On January 22, 2020, the judge issued a second written decision, denying reconsideration. The judge acknowledged that the wording of her first opinion could have been better with respect to concepts of intent, but that nevertheless defendants were not liable under the CFA or for breach of contract.
In their appeal, plaintiffs primarily challenge the court's misuse of an intent standard under the CFA, and also the court's adoption of the lien award without analyzing the merits of that award. They further argue D'Addone should be personally liable to them. Defendants cross-appeal the discovery sanctions, and also argue the judge miscalculated the damages on their counterclaim by applying improper credits in favor of plaintiffs.

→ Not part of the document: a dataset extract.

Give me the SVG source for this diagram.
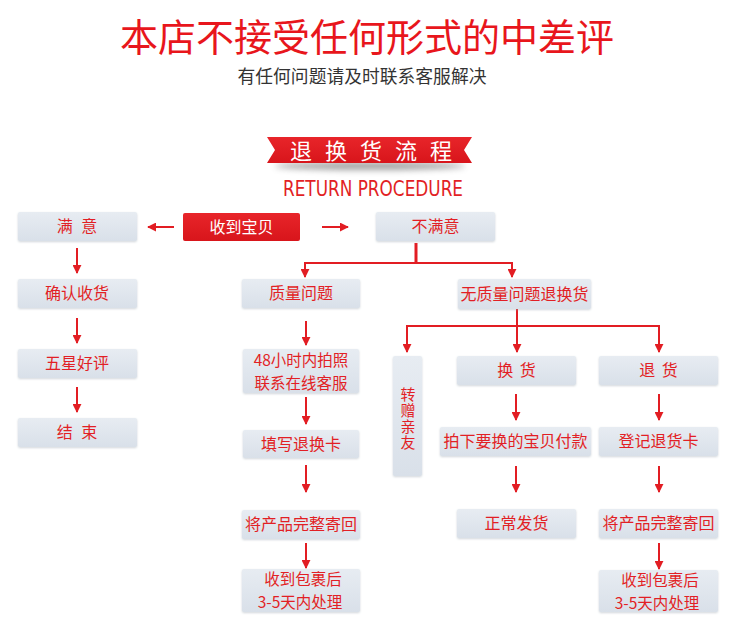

Having fully considered the parties' arguments, we vacate the final judgment and remand for further proceedings. The law is clear that regulatory violations under the CFA do not require proof of an intent to defraud. Cox v. Sears Roebuck &Co., 138 N.J. 2, 18-19 (1994) ("In those instances [involving violations of specific regulations], intent is not an element of an unlawful practice, and the regulations impose strict liability . . . ."); see also Allen v. V &A Bros., Inc., 208 N.J. 114, 133 (2011) (citing Cox and stating that "for CFA purposes, regulatory violations are analyzed in terms of strict liability "). The court's first opinion mistakenly used the wrong standard and its opinion denying reconsideration does not cure the problem. Several of the trial court's findings and conclusions did, in fact, refer to intent concepts.
On remand, the court must conduct a regulation-by-regulation analysis of each claimed violation. Plaintiffs will have to show their trial proofs established they suffered an "ascertainable loss" for each such violation to recover damages, as required by N.J.S.A. 56:8-19. See Bosland v. Warnock Dodge, Inc., 197 N.J. 543, 555-57 (2009) (applying the "ascertainable loss" requirement of the CFA to private claims of regulatory violations); Cf. Spade v. Select Comfort Corp., 232 N.J. 504, 523-24 (2018) (noting, by analogy, proof of harm in the form of monetary damages or "adverse consequences" is required for a regulatory violation under the Truth-in-Consumer Contract, Warranty and Notice Act, N.J.S.A. 56:12-14 to -18).
We do not set aside the findings on breach of contract or other claims, which are supported by substantial credible evidence, consistent with the judge's assessments of witness credibility, and are legally sound. We defer the question of D'Addone's personal liability to the outcome of the remand.
On remand, the trial court also shall analyze the lien award on its merits, as called for under the CLL, N.J.S.A. 2A:44A-14. See also Schadrack v. K.P. Burke Builder, LLC, 407 N.J.Super. 153, 170-71 (App. Div. 2009) ("Even with an approved lien on file for a sum certain, [the contractor] must still prove its entitlement to recovery on the merits, in a post-arbitration judicial proceeding."). The court should not accept the arbitrator's award at face value.
Lastly, we discern no abuse of discretion in the imposition of discovery sanctions. See Abtrax Pharm., Inc. v. Elkins-Sinn, Inc., 139 N.J. 499, 512-13 (1995) (recognizing the authority of trial judges over pretrial proceedings and their "inherent discretionary power to impose sanctions").
On remand, the trial court may in its discretion allow the parties to present additional proofs and briefing if that will be helpful to the court's analysis. Counsel shall provide courtesy copies of their appellate submissions if requested by the trial court. To plan the remand proceedings, the trial court shall convene a case management conference within thirty days.
Affirmed in part, vacated in part, and remanded. We do not retain jurisdiction.